start
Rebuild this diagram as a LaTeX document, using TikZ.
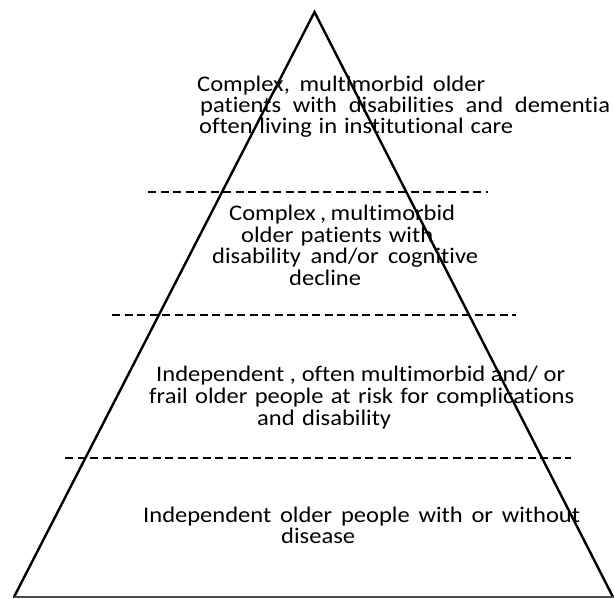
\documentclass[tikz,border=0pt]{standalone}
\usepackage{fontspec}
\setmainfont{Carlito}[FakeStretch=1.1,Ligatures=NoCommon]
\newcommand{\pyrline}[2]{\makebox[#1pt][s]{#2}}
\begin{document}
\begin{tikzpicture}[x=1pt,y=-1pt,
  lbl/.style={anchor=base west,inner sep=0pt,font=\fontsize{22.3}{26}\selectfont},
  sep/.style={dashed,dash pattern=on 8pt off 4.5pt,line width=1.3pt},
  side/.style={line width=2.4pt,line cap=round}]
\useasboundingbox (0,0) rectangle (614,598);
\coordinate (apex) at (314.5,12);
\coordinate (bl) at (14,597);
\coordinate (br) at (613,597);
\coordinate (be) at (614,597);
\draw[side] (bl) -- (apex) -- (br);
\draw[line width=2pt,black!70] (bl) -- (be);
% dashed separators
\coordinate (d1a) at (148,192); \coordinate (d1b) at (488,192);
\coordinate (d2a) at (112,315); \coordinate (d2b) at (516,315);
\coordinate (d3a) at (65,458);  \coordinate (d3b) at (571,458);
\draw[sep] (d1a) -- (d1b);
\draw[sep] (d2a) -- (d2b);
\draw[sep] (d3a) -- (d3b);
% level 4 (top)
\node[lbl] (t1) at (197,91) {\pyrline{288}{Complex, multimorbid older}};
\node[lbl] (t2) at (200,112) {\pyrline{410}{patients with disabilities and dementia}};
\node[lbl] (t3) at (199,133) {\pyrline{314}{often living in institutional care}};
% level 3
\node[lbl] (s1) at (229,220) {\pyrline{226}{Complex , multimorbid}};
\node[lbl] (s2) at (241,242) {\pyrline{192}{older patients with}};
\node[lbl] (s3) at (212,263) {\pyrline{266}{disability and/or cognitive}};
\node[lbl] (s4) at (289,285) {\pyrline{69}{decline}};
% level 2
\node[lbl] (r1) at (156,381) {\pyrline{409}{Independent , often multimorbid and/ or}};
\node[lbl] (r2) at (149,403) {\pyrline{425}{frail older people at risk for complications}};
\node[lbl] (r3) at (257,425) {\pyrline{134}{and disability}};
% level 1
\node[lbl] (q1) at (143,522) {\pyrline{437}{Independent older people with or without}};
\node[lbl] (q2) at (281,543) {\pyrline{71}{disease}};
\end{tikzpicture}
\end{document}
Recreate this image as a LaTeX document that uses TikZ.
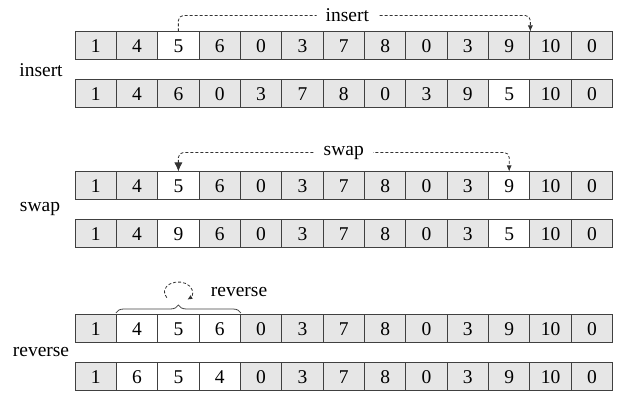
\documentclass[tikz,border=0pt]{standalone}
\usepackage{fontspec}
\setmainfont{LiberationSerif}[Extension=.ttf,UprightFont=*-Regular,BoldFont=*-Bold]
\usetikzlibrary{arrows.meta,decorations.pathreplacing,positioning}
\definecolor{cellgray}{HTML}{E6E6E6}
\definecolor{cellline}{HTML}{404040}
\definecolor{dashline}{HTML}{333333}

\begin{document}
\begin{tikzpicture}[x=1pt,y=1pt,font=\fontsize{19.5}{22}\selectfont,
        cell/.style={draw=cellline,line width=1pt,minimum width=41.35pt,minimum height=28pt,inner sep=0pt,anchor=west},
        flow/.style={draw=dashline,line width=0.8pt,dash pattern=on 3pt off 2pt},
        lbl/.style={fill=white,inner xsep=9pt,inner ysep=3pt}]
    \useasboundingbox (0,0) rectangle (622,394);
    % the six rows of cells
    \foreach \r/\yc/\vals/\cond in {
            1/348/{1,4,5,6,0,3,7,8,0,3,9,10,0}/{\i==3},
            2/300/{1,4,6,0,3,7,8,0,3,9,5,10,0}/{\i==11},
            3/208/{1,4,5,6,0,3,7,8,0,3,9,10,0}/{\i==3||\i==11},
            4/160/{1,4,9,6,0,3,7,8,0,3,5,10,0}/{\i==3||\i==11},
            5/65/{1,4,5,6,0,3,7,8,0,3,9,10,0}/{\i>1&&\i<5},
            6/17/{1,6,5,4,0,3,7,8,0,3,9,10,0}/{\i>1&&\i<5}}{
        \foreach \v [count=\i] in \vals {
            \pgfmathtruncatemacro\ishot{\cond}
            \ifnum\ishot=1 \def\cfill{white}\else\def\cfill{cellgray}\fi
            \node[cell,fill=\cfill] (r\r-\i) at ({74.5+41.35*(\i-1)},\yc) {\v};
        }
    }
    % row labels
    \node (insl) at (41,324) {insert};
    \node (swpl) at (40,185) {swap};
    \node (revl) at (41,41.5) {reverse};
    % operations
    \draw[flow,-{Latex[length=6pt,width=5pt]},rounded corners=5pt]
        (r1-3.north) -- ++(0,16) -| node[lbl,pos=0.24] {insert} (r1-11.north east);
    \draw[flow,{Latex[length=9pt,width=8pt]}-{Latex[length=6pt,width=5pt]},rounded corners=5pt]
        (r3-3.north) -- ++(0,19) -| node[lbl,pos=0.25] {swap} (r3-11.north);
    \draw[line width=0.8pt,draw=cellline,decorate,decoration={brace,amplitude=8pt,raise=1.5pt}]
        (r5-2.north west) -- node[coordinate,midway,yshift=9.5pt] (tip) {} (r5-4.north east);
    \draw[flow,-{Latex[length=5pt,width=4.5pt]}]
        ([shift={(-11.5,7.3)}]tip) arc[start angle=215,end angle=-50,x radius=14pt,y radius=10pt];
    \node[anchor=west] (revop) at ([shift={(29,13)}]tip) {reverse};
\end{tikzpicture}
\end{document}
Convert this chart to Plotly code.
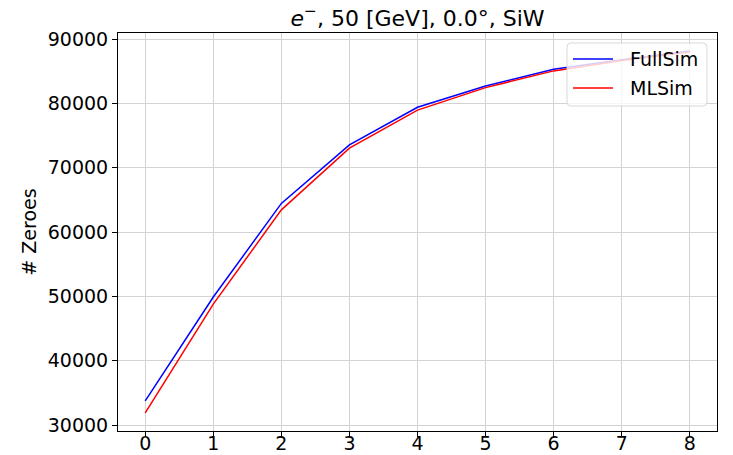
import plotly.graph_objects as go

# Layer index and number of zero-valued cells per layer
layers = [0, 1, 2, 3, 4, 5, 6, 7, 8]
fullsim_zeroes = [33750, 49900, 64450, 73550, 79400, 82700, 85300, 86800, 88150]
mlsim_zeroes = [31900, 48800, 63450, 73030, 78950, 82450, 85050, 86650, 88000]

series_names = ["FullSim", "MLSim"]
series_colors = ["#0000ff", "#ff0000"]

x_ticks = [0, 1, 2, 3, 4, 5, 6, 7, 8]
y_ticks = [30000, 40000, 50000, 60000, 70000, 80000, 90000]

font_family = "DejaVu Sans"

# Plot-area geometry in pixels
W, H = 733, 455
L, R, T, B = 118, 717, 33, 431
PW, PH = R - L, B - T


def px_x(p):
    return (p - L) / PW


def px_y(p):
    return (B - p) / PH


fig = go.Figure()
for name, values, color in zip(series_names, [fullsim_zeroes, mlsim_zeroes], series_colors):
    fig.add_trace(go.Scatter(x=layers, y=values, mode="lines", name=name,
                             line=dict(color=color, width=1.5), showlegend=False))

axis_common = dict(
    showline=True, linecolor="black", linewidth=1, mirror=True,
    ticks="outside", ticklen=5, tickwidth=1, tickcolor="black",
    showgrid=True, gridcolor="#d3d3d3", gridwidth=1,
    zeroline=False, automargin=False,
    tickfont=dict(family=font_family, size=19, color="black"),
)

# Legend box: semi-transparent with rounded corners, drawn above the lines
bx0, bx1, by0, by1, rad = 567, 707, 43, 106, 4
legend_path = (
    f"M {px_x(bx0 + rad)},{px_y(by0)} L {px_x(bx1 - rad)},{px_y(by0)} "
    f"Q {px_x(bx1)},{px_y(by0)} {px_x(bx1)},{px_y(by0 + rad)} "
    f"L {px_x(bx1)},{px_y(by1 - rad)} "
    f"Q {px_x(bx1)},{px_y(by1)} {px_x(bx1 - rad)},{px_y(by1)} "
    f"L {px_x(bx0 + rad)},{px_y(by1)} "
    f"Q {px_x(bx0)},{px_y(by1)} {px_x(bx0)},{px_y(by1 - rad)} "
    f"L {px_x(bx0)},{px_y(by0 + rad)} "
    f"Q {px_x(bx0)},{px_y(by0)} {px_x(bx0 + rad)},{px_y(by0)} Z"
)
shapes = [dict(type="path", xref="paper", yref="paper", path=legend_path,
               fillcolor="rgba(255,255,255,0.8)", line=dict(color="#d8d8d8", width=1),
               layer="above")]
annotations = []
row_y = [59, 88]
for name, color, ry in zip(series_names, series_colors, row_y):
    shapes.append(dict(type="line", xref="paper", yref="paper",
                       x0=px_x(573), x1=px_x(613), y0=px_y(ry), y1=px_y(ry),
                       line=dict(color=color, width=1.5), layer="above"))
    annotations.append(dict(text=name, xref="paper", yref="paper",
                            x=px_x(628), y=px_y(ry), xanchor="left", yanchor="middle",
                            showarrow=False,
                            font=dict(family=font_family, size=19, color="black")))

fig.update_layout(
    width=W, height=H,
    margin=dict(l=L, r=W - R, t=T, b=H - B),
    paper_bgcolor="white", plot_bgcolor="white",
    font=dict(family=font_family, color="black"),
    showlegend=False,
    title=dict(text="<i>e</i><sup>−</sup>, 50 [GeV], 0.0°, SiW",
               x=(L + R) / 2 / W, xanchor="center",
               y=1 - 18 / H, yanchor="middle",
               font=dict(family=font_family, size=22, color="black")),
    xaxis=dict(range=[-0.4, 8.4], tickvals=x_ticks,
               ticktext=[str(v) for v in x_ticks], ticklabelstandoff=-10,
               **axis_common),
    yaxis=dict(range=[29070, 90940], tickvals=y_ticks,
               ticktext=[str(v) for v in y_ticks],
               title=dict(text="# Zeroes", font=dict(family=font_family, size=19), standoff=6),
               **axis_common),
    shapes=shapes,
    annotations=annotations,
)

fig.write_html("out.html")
end
start
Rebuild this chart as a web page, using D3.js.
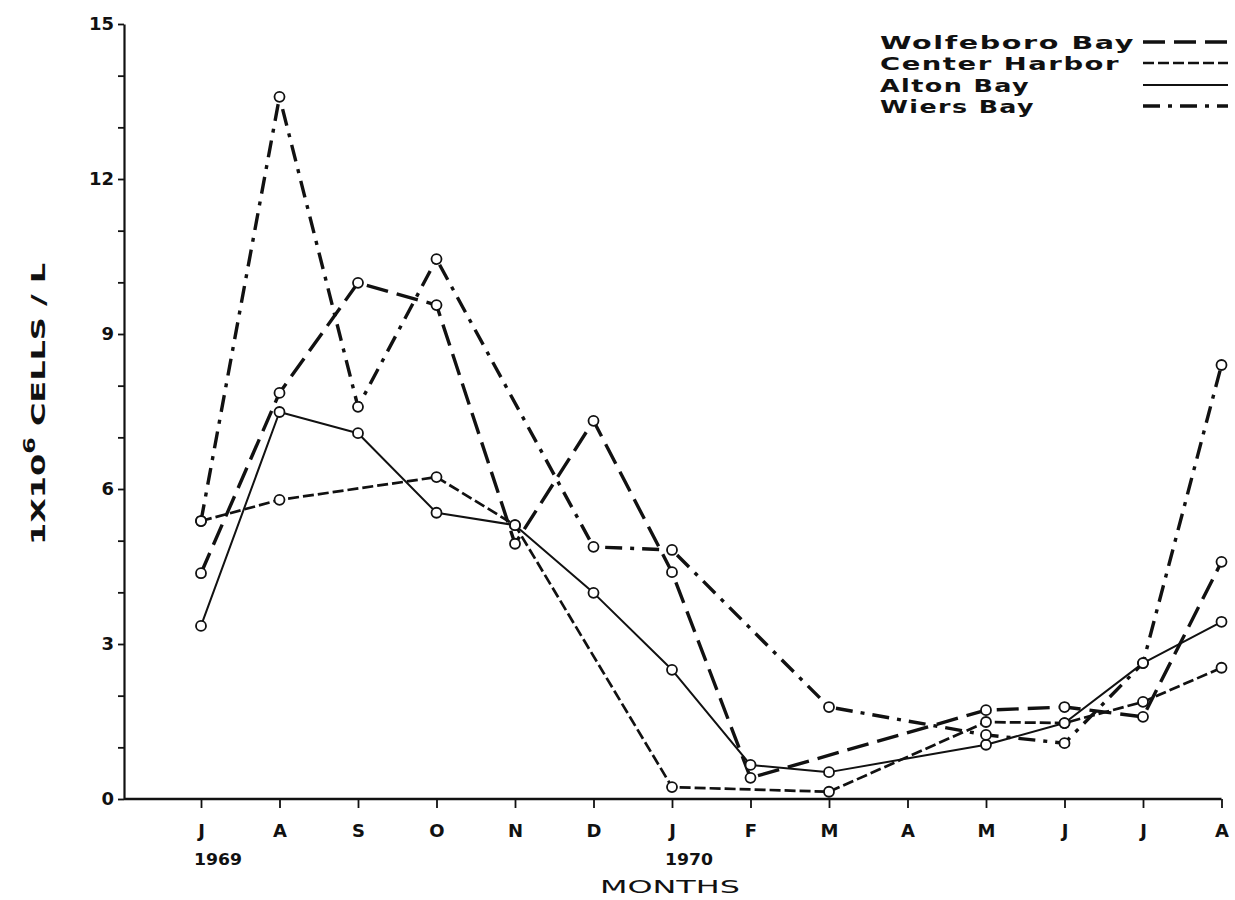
end
Filter for "Rebuild". Return all lines that hold it.

Rebuild this diagram as a LaTeX document, using TikZ.
Rebuild this chart as a web page, using D3.js.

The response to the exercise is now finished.